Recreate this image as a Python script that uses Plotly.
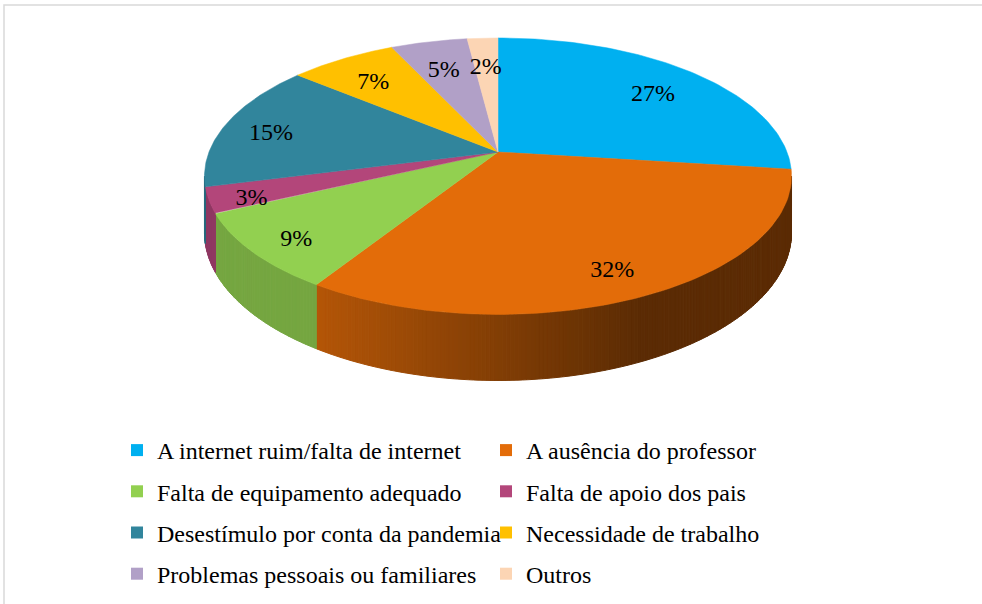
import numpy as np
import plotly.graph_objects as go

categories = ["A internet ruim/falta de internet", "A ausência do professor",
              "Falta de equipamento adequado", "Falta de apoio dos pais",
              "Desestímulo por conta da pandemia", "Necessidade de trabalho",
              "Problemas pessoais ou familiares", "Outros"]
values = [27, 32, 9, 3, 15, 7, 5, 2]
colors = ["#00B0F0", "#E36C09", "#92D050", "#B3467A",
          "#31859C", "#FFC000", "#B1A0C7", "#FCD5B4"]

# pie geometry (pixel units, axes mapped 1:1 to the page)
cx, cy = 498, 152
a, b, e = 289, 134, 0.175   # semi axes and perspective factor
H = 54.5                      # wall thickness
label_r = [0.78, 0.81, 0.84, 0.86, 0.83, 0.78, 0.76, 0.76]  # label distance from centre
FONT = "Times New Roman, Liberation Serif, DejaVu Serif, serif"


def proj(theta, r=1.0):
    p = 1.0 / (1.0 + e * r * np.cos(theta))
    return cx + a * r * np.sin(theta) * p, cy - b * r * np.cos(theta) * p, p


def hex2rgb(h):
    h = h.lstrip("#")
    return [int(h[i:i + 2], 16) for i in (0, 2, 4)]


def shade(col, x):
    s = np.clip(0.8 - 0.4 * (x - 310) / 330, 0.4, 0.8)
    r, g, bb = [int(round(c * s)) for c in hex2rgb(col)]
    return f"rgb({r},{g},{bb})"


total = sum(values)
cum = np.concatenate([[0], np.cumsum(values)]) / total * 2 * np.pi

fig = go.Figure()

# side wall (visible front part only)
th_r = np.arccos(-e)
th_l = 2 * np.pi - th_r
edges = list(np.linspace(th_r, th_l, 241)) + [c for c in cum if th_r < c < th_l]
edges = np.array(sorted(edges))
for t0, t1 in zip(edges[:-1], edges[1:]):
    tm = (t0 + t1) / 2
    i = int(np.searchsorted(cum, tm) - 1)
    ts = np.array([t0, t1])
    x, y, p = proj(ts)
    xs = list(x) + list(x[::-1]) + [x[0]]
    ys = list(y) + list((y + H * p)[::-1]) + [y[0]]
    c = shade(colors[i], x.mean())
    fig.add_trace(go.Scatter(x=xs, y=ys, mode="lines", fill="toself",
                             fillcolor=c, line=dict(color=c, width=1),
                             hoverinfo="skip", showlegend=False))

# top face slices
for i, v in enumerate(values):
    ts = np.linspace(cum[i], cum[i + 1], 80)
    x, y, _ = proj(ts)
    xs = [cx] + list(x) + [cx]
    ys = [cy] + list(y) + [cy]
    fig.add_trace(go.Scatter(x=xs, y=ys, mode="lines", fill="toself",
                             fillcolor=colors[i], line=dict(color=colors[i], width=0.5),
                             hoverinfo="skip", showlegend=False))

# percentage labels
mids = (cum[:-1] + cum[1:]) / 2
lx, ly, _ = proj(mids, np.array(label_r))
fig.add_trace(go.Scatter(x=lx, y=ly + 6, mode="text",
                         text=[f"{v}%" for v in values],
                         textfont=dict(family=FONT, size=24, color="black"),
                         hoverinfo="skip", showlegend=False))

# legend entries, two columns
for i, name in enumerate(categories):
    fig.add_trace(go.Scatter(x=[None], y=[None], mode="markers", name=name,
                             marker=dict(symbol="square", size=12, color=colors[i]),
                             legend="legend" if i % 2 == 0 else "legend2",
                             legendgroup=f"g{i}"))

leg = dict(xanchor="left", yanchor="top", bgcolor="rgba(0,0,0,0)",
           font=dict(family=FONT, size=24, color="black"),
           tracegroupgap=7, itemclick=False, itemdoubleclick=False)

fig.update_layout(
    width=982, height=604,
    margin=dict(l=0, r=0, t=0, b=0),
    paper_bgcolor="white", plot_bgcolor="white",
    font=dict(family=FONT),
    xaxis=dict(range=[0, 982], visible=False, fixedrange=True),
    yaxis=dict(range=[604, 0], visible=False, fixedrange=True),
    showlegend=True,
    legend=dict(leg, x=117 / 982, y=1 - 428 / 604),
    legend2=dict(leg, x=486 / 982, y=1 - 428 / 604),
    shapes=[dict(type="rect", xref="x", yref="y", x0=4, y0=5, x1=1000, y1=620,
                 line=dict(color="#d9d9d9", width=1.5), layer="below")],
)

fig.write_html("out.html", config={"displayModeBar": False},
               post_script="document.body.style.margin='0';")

━━━

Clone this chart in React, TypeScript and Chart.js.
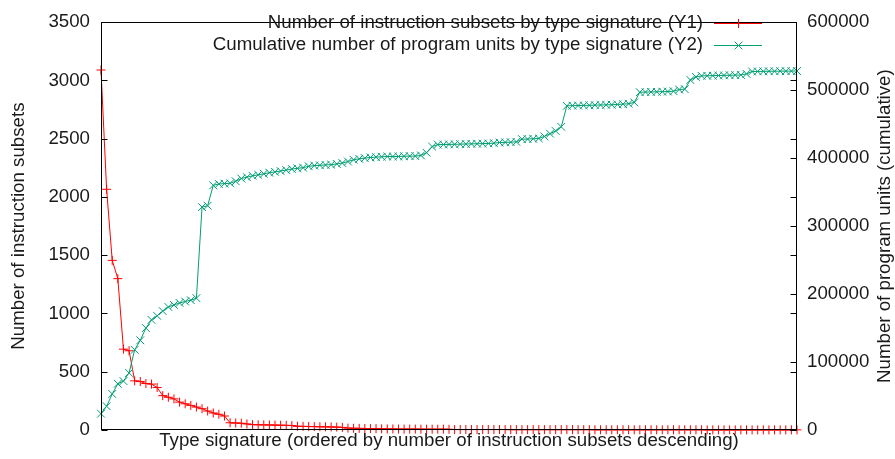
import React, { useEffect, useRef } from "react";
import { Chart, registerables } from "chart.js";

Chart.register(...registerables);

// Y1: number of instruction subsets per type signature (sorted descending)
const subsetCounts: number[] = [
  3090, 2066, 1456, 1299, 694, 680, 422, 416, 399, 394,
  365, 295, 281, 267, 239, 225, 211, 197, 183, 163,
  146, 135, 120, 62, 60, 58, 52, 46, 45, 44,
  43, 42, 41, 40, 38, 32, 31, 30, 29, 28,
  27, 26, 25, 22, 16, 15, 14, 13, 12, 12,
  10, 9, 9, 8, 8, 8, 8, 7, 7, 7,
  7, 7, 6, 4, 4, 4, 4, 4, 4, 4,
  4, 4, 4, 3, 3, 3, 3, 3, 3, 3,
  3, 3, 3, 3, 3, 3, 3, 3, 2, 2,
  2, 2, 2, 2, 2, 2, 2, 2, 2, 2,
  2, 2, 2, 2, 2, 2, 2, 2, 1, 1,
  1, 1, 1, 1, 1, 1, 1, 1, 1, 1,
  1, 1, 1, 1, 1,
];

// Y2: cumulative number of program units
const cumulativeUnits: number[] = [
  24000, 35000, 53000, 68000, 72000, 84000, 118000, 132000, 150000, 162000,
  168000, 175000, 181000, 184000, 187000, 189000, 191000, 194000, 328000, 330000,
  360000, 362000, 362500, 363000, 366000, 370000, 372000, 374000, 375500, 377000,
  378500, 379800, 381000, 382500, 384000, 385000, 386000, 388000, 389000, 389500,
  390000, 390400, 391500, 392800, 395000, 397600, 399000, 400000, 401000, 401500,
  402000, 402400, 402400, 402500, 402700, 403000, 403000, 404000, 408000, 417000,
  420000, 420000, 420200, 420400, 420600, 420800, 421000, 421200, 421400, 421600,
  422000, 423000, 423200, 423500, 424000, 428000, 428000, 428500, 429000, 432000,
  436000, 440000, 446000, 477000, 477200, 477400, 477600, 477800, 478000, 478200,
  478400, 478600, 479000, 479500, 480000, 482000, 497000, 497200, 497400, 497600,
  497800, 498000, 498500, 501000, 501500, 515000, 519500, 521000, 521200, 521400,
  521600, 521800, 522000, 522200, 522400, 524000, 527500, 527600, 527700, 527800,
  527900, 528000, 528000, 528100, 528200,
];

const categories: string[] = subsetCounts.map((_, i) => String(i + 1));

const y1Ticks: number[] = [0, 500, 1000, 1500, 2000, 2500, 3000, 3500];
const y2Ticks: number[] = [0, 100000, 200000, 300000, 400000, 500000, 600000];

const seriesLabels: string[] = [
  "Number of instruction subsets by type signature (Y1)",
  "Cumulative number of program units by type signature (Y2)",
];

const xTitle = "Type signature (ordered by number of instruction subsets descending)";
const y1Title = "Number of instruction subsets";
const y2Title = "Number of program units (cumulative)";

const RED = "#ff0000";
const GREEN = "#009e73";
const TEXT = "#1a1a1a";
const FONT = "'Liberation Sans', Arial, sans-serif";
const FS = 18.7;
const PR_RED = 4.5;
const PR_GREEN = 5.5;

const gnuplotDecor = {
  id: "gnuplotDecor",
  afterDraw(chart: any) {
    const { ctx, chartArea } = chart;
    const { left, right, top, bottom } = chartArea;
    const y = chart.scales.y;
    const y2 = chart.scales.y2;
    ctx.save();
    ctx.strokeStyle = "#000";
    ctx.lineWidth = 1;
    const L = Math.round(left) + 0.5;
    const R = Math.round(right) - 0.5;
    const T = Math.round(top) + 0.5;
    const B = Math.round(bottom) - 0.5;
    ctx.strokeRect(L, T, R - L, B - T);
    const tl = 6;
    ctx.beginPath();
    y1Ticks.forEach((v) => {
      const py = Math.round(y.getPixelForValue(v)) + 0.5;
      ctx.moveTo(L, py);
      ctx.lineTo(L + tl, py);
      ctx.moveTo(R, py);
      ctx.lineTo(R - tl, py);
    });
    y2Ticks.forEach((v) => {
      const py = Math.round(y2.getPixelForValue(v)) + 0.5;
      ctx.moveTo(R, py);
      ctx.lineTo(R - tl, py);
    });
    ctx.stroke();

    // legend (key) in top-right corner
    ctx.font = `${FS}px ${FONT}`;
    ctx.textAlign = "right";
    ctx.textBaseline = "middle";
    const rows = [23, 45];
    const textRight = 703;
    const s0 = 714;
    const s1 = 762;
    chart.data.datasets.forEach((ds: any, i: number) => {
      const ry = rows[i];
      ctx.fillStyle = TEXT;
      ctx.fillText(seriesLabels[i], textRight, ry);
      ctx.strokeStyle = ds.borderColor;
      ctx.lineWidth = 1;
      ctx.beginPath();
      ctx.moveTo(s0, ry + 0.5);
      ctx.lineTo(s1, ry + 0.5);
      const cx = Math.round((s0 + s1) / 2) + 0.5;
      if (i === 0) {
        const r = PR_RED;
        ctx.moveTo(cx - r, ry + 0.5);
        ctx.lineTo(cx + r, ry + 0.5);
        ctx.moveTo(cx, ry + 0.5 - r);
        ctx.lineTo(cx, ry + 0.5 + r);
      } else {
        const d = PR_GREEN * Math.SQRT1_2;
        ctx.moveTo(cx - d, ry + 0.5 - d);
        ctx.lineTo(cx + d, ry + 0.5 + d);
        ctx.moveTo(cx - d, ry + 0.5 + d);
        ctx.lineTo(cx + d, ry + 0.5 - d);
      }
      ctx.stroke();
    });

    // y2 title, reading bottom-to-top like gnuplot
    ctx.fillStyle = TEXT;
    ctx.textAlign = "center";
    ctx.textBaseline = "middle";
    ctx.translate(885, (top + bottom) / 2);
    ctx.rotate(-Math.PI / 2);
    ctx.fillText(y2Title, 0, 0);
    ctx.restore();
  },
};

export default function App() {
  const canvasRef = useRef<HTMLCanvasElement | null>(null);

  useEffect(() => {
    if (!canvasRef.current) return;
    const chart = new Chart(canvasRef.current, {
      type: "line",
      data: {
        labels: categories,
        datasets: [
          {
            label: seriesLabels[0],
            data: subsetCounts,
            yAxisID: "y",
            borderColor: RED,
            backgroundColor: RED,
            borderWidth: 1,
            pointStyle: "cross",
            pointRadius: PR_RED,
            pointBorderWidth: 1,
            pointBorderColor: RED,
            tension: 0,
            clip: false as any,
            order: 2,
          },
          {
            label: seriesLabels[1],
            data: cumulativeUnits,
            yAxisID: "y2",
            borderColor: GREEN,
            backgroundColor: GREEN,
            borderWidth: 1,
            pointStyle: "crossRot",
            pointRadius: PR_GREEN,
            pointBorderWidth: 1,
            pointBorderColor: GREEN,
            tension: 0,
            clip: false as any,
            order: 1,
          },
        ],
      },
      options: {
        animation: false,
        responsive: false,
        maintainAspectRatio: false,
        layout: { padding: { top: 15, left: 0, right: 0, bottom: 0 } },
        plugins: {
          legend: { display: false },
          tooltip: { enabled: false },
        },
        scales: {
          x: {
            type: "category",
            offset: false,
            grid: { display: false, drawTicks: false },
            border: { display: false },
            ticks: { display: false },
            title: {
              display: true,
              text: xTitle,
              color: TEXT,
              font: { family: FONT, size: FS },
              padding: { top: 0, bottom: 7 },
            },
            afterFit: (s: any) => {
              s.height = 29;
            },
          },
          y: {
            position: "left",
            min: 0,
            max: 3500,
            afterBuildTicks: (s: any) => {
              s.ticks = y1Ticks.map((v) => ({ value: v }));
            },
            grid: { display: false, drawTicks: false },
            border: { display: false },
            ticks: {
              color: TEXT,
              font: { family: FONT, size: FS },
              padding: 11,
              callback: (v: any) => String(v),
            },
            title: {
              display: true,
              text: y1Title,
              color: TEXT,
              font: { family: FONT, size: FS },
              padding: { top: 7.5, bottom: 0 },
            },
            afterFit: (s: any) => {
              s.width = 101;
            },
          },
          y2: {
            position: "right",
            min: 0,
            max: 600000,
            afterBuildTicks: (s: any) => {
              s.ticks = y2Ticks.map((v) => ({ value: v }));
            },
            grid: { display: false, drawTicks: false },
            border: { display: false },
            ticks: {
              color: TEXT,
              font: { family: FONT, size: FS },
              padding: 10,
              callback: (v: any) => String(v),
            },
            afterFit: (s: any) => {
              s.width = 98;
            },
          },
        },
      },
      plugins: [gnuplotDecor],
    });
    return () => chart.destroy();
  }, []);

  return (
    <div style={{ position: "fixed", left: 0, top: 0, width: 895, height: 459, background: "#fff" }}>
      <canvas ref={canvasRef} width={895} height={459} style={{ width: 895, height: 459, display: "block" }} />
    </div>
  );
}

━━━

WHAT TO PRODUCE
Review the material and copy each line in which the word "React" appears.

EXERCISE OUTPUT
Clone this chart in React, TypeScript and Chart.js.
import React, { useEffect, useRef } from "react";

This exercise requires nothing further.